- Born: Deborah Currie 1974 (age 51–52) Findern, England
- Education: University of Huddersfield
- Occupation: Journalist
- Mother: Edwina Currie

= Debbie Currie =

British journalist (born 1974)

Deborah Currie (born 1974) is a British former journalist and a daughter of Edwina Currie. She released a cover version of "You Can Do Magic" by Limmie & Family Cookin', which charted at number 86 on the UK singles chart and was later revealed to be part of an investigation into chart-rigging by The Cook Report.

== Life and career ==
Deborah Currie was born in 1974. She graduated from Denstone College, and also read English and Communication Arts at the University of Huddersfield, where she worked as a lollipop lady and at George Hotel, Huddersfield. In 1997, Currie covered a version of Limmie & Family Cookin's "You Can Do Magic", with Sinitta providing her vocals. To promote the single, she toured Scotland with pop band The Mojams, claimed that she had enjoyed group sex and lost her virginity at fifteen, told her mother Edwina Currie about the latter in Tesco, and posed with fried eggs on her breasts. Edwina used an interview after her 1997 United Kingdom general election defeat to promote the song.

The song was released on 19 May 1997 on Barry Tomes' Gotham Records and was pulled three days later. Credited to "Mojams featuring Debbie Currie", the song charted at number 86 on the UK singles chart.
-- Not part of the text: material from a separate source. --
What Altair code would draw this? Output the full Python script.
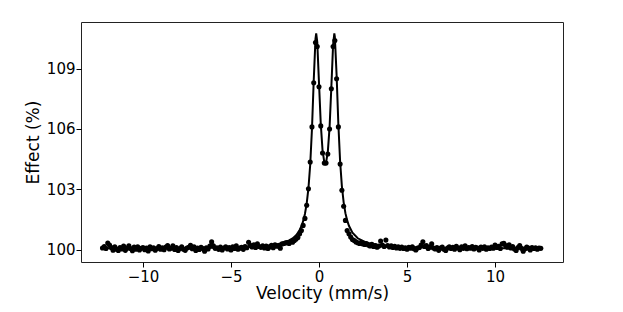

Later that month, it was revealed that the single was part of a ruse by Roger Cook's The Cook Report to investigate the practice of chart-rigging, that the track had been withdrawn because the programme's budget had run out, and that Currie was in fact a trainee journalist for Central Television who had been chosen for said ruse because of her tabloid history. She later secured an actual recording contract, before moving to the Peak District and taking a job as a gas-meter fitter. In October 2009, she stated that she had become a single mother by choice at age thirty and encouraged having children before finding a partner.